Brief
Repeat exactly the lines running from the first line of the data to the line containing "const alpha2Low = [0.002027, 0.002007, 0.001990];", both ends included, and nothing else; drop the pictures.

Data extract
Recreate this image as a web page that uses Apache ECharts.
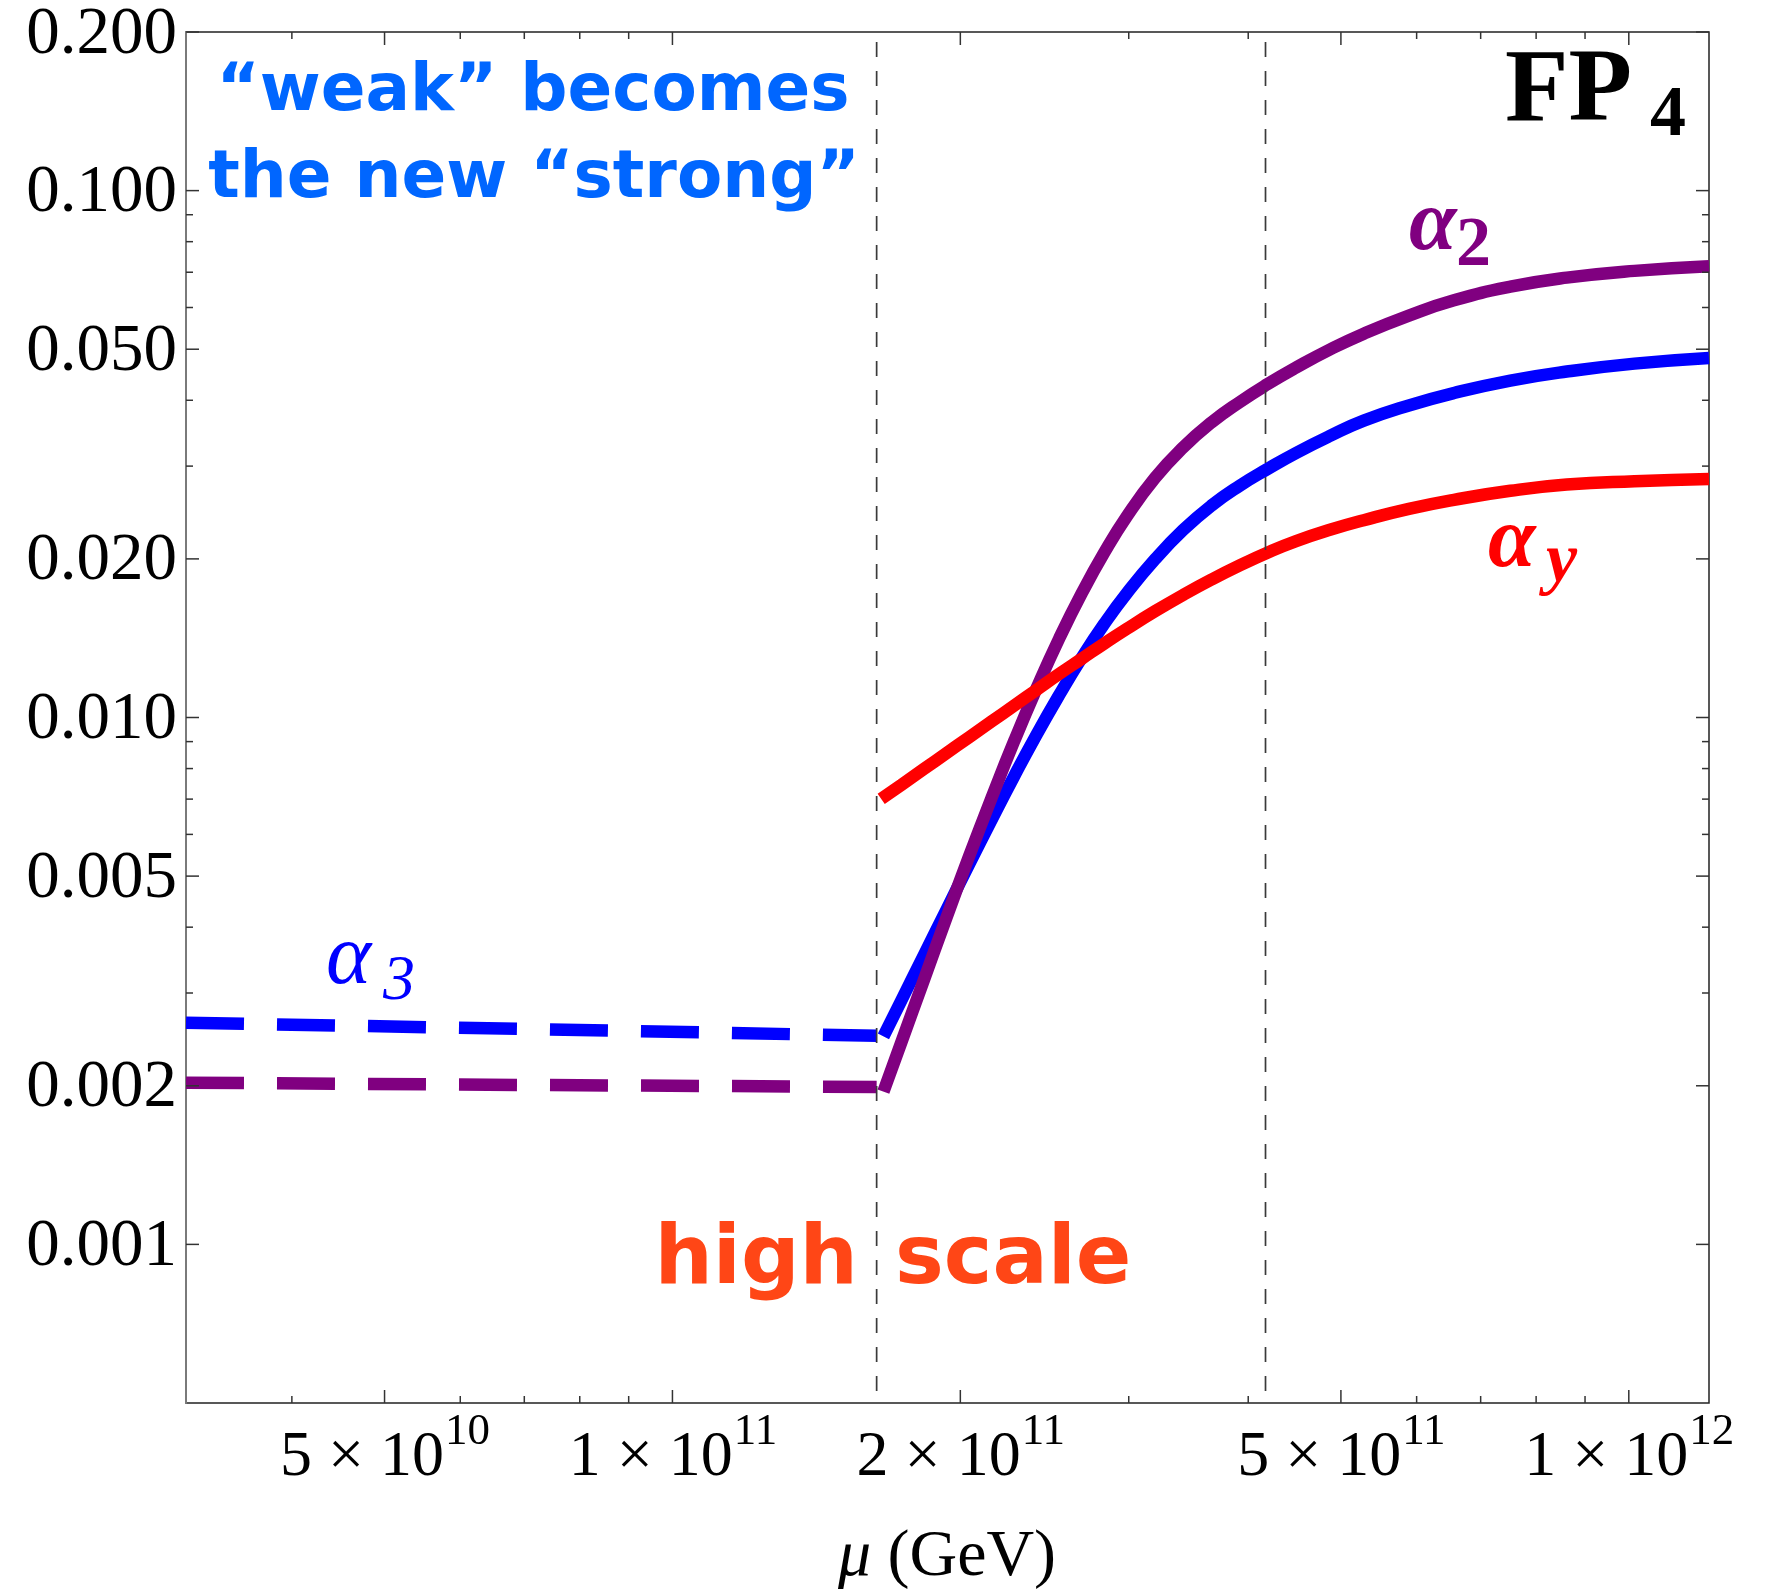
<!DOCTYPE html>
<html>
<head>
<meta charset="utf-8">
<script src="https://cdn.jsdelivr.net/npm/echarts@6/dist/echarts.min.js"></script>
<style>
  html, body { margin: 0; padding: 0; background: #ffffff; }
  #chart { width: 1768px; height: 1592px; }
</style>
</head>
<body>
<div id="chart"></div>
<script>
// Running gauge couplings alpha_i(mu) around the FP4 fixed point

// axis ranges
const muRange = [3.1e10, 1.213e12];
const alphaRange = [0.0005, 0.2];

// tick values and labels
const xMajorTicks = [5e10, 1e11, 2e11, 5e11, 1e12];
const xMajorMantissa = ['5', '1', '2', '5', '1'];
const xMajorExponent = ['10', '11', '11', '11', '12'];
const xMinorTicks = [4e10, 6e10, 7e10, 8e10, 9e10, 3e11, 4e11, 6e11, 7e11, 8e11, 9e11];
const yMajorTicks = [0.001, 0.002, 0.005, 0.01, 0.02, 0.05, 0.1, 0.2];
const yMajorLabels = ['0.001', '0.002', '0.005', '0.010', '0.020', '0.050', '0.100', '0.200'];
const yMinorTicks = [0.003, 0.004, 0.006, 0.007, 0.008, 0.009, 0.03, 0.04, 0.06, 0.07, 0.08, 0.09];

// matching scales (vertical dashed lines)
const thresholdScales = [1.635e11, 4.17e11];

// below the high scale (dashed)
const muLow = [3.1e10, 7.08e10, 1.635e11];
const alpha3Low = [0.002634, 0.002563, 0.002488];
const alpha2Low = [0.002027, 0.002007, 0.001990];

// above the high scale (solid)
const muHigh = [1.662e11, 1.7356e11, 1.8323e11, 1.9344e11, 2.0422e11, 2.1562e11, 2.2765e11, 2.4035e11,
                2.5378e11, 2.6795e11, 2.8290e11, 2.9868e11, 3.1968e11, 3.4213e11, 3.6617e11, 3.9189e11,
                4.1941e11, 4.4887e11, 4.8697e11, 5.2830e11, 5.8890e11, 6.5645e11, 7.5190e11, 8.6128e11,
                1.0137e12, 1.213e12];
const alpha3 = [0.0024822, 0.0029076, 0.003543, 0.0043171, 0.0052605, 0.0063945, 0.007734, 0.0092859,
                0.011038, 0.012993, 0.015069, 0.017221, 0.019972, 0.02271, 0.025256, 0.027538,
                0.029655, 0.03178, 0.034224, 0.036585, 0.039109, 0.041293, 0.0436, 0.045358,
                0.046954, 0.048128];
const alpha2 = [0.0019489, 0.0024217, 0.003178, 0.0041704, 0.0054457, 0.0070411, 0.0090144, 0.01137,
                0.014132, 0.01722, 0.020573, 0.024097, 0.028506, 0.032574, 0.036315, 0.039693,
                0.042958, 0.046149, 0.049946, 0.053523, 0.057926, 0.061923, 0.065705, 0.068354,
                0.070411, 0.071817];

const muAlphaY = [1.653e11, 1.7356e11, 1.8323e11, 1.9344e11, 2.0422e11, 2.1562e11, 2.2765e11, 2.4035e11,
                  2.5378e11, 2.6795e11, 2.8290e11, 2.9868e11, 3.1968e11, 3.4213e11, 3.6617e11, 3.9189e11,
                  4.1941e11, 4.4887e11, 4.8697e11, 5.2830e11, 5.8890e11, 6.5645e11, 7.5190e11, 8.6128e11,
                  1.0137e12, 1.213e12];
const alphaY = [0.0070064, 0.0074528, 0.0079866, 0.0085586, 0.0091716, 0.0098285, 0.010532, 0.011287,
                0.012096, 0.012929, 0.013822, 0.014738, 0.015912, 0.017093, 0.018273, 0.019437,
                0.020573, 0.021616, 0.02271, 0.023684, 0.024884, 0.025888, 0.026931, 0.027673,
                0.028086, 0.028366];

const zip = (xs, ys) => xs.map((x, i) => [x, ys[i]]);

const SERIF = '"Liberation Serif", "Times New Roman", serif';
const SANS = '"DejaVu Sans", sans-serif';
const TICK_COLOR = '#333333';
const MAJOR_LEN = 13;
const MINOR_LEN = 7;

const measureCtx = document.createElement('canvas').getContext('2d');
function textWidth(str, font) {
  measureCtx.font = font;
  return measureCtx.measureText(str).width;
}

// frame ticks on all four sides
function tickSeries(values, dir, len) {
  return {
    type: 'custom',
    silent: true,
    clip: false,
    z: 6,
    data: values.map(v => dir === 'x' ? [v, alphaRange[0]] : [muRange[0], v]),
    encode: { x: 0, y: 1 },
    renderItem: (params, api) => {
      const style = { stroke: TICK_COLOR, lineWidth: 1.5 };
      if (dir === 'x') {
        const v = api.value(0);
        const a = api.coord([v, alphaRange[0]]);
        const b = api.coord([v, alphaRange[1]]);
        return { type: 'group', children: [
          { type: 'line', shape: { x1: a[0], y1: a[1], x2: a[0], y2: a[1] - len }, style },
          { type: 'line', shape: { x1: b[0], y1: b[1], x2: b[0], y2: b[1] + len }, style }
        ] };
      }
      const v = api.value(1);
      const a = api.coord([muRange[0], v]);
      const b = api.coord([muRange[1], v]);
      return { type: 'group', children: [
        { type: 'line', shape: { x1: a[0], y1: a[1], x2: a[0] + len, y2: a[1] }, style },
        { type: 'line', shape: { x1: b[0], y1: b[1], x2: b[0] - len, y2: b[1] }, style }
      ] };
    }
  };
}

// x tick labels of the form m × 10^e
const xLabelSeries = {
  type: 'custom',
  silent: true,
  clip: false,
  z: 6,
  data: xMajorTicks.map(v => [v, alphaRange[0]]),
  encode: { x: 0, y: 1 },
  renderItem: (params, api) => {
    const i = params.dataIndex;
    const p = api.coord([api.value(0), alphaRange[0]]);
    const mainText = xMajorMantissa[i] + ' \u00d7 10';
    const expText = xMajorExponent[i];
    const mainFont = '64px ' + SERIF;
    const expFont = '45px ' + SERIF;
    const wMain = textWidth(mainText, mainFont);
    const wExp = textWidth(expText, expFont);
    const x0 = p[0] - (wMain + wExp) / 2;
    return { type: 'group', children: [
      { type: 'text', x: x0, y: p[1] + 55,
        style: { text: mainText, fill: '#000', fontSize: 64, fontFamily: SERIF, align: 'left', verticalAlign: 'middle' } },
      { type: 'text', x: x0 + wMain + 1, y: p[1] + 29,
        style: { text: expText, fill: '#000', fontSize: 45, fontFamily: SERIF, align: 'left', verticalAlign: 'middle' } }
    ] };
  }
};

// y tick labels
const yLabelSeries = {
  type: 'custom',
  silent: true,
  clip: false,
  z: 6,
  data: yMajorTicks.map(v => [muRange[0], v]),
  encode: { x: 0, y: 1 },
  renderItem: (params, api) => {
    const p = api.coord([muRange[0], api.value(1)]);
    return { type: 'text', x: p[0] - 9, y: p[1] + 3,
      style: { text: yMajorLabels[params.dataIndex], fill: '#000', fontSize: 67, fontFamily: SERIF,
               align: 'right', verticalAlign: 'middle' } };
  }
};

// vertical dashed lines at the matching scales
const thresholdSeries = {
  type: 'custom',
  silent: true,
  z: 8,
  data: thresholdScales.map(v => [v, alphaRange[0]]),
  encode: { x: 0, y: 1 },
  renderItem: (params, api) => {
    const v = api.value(0);
    const a = api.coord([v, alphaRange[1]]);
    const b = api.coord([v, alphaRange[0]]);
    return { type: 'line', shape: { x1: a[0], y1: a[1] + 10, x2: b[0], y2: b[1] },
      style: { stroke: '#3a3a3a', lineWidth: 1.7, lineDash: [15, 14] } };
  }
};

function curve(name, data, color, dashed, z) {
  return {
    name, type: 'line', data, z,
    showSymbol: false, symbol: 'none', silent: true, clip: true,
    smooth: dashed ? false : 0.5,
    lineStyle: { color, width: 12.5, type: dashed ? [58, 33] : 'solid', cap: 'butt', join: 'round' }
  };
}

const chart = echarts.init(document.getElementById('chart'), null, { renderer: 'canvas' });

chart.setOption({
  animation: false,
  backgroundColor: '#ffffff',
  grid: { left: 186, right: 59, top: 32, bottom: 189, show: true, borderColor: '#222', borderWidth: 1.5, backgroundColor: 'transparent' },
  xAxis: {
    type: 'log', logBase: 10, min: muRange[0], max: muRange[1],
    axisLine: { show: false }, axisTick: { show: false }, axisLabel: { show: false }, splitLine: { show: false }
  },
  yAxis: {
    type: 'log', logBase: 10, min: alphaRange[0], max: alphaRange[1],
    axisLine: { show: true, lineStyle: { color: '#7a7a7a', width: 2 } },
    axisTick: { show: false }, axisLabel: { show: false }, splitLine: { show: false }
  },
  series: [
    curve('alpha3 low', zip(muLow, alpha3Low), '#0000ff', true, 3),
    curve('alpha2 low', zip(muLow, alpha2Low), '#800080', true, 3),
    curve('alpha3', zip(muHigh, alpha3), '#0000ff', false, 3),
    curve('alpha2', zip(muHigh, alpha2), '#800080', false, 4),
    curve('alphaY', zip(muAlphaY, alphaY), '#ff0000', false, 5),
    thresholdSeries,
    tickSeries(xMajorTicks, 'x', MAJOR_LEN),
    tickSeries(xMinorTicks, 'x', MINOR_LEN),
    tickSeries(yMajorTicks, 'y', MAJOR_LEN),
    tickSeries(yMinorTicks, 'y', MINOR_LEN),
    xLabelSeries,
    yLabelSeries
  ],
  graphic: [
    // region captions
    { type: 'text', x: 533, y: 93, z: 10,
      style: { text: '\u201cweak\u201d becomes', fill: '#0066ff', fontSize: 66, fontWeight: 'bold', fontFamily: SANS, align: 'center', verticalAlign: 'middle' } },
    { type: 'text', x: 534, y: 180, z: 10,
      style: { text: 'the new \u201cstrong\u201d', fill: '#0066ff', fontSize: 66, fontWeight: 'bold', fontFamily: SANS, align: 'center', verticalAlign: 'middle' } },
    { type: 'text', x: 858, y: 1262, z: 10,
      style: { text: 'high', fill: '#ff4616', fontSize: 82, fontWeight: 'bold', fontFamily: SANS, align: 'right', verticalAlign: 'middle' } },
    { type: 'text', x: 895, y: 1262, z: 10,
      style: { text: 'scale', fill: '#ff4616', fontSize: 82, fontWeight: 'bold', fontFamily: SANS, align: 'left', verticalAlign: 'middle' } },
    // fixed point name
    { type: 'text', x: 1505, y: 93, z: 10,
      style: { text: 'FP', fill: '#000', fontSize: 104, fontWeight: 'bold', fontFamily: SERIF, align: 'left', verticalAlign: 'middle' } },
    { type: 'text', x: 1650, y: 116, z: 10,
      style: { text: '4', fill: '#000', fontSize: 72, fontWeight: 'bold', fontFamily: SERIF, align: 'left', verticalAlign: 'middle' } },
    // curve names
    { type: 'text', x: 1409, y: 227, z: 10,
      style: { text: '\u03b1', fill: '#800080', fontSize: 86, fontWeight: 'bold', fontStyle: 'italic', fontFamily: SERIF, align: 'left', verticalAlign: 'middle' } },
    { type: 'text', x: 1456, y: 247, z: 10,
      style: { text: '2', fill: '#800080', fontSize: 70, fontWeight: 'bold', fontFamily: SERIF, align: 'left', verticalAlign: 'middle' } },
    { type: 'text', x: 1488, y: 544, z: 10,
      style: { text: '\u03b1', fill: '#ff0000', fontSize: 86, fontWeight: 'bold', fontStyle: 'italic', fontFamily: SERIF, align: 'left', verticalAlign: 'middle' } },
    { type: 'text', x: 1546, y: 563, z: 10,
      style: { text: 'y', fill: '#ff0000', fontSize: 70, fontWeight: 'bold', fontStyle: 'italic', fontFamily: SERIF, align: 'left', verticalAlign: 'middle' } },
    { type: 'text', x: 326, y: 960, z: 10,
      style: { text: '\u03b1', fill: '#0000ff', fontSize: 86, fontStyle: 'italic', fontFamily: SERIF, align: 'left', verticalAlign: 'middle' } },
    { type: 'text', x: 383, y: 982, z: 10,
      style: { text: '3', fill: '#0000ff', fontSize: 64, fontStyle: 'italic', fontFamily: SERIF, align: 'left', verticalAlign: 'middle' } },
    // axis title
    { type: 'text', x: 947, y: 1558, z: 10,
      style: { text: '{i|\u03bc} (GeV)', fill: '#000', fontSize: 66, fontFamily: SERIF, align: 'center', verticalAlign: 'middle',
               rich: { i: { fontSize: 66, fontStyle: 'italic', fontFamily: SERIF, fill: '#000' } } } }
  ]
});
</script>
</body>
</html>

Result for this task
Recreate this image as a web page that uses Apache ECharts.
<!DOCTYPE html>
<html>
<head>
<meta charset="utf-8">
<script src="https://cdn.jsdelivr.net/npm/echarts@6/dist/echarts.min.js"></script>
<style>
  html, body { margin: 0; padding: 0; background: #ffffff; }
  #chart { width: 1768px; height: 1592px; }
</style>
</head>
<body>
<div id="chart"></div>
<script>
// Running gauge couplings alpha_i(mu) around the FP4 fixed point

// axis ranges
const muRange = [3.1e10, 1.213e12];
const alphaRange = [0.0005, 0.2];

// tick values and labels
const xMajorTicks = [5e10, 1e11, 2e11, 5e11, 1e12];
const xMajorMantissa = ['5', '1', '2', '5', '1'];
const xMajorExponent = ['10', '11', '11', '11', '12'];
const xMinorTicks = [4e10, 6e10, 7e10, 8e10, 9e10, 3e11, 4e11, 6e11, 7e11, 8e11, 9e11];
const yMajorTicks = [0.001, 0.002, 0.005, 0.01, 0.02, 0.05, 0.1, 0.2];
const yMajorLabels = ['0.001', '0.002', '0.005', '0.010', '0.020', '0.050', '0.100', '0.200'];
const yMinorTicks = [0.003, 0.004, 0.006, 0.007, 0.008, 0.009, 0.03, 0.04, 0.06, 0.07, 0.08, 0.09];

// matching scales (vertical dashed lines)
const thresholdScales = [1.635e11, 4.17e11];

// below the high scale (dashed)
const muLow = [3.1e10, 7.08e10, 1.635e11];
const alpha3Low = [0.002634, 0.002563, 0.002488];
const alpha2Low = [0.002027, 0.002007, 0.001990];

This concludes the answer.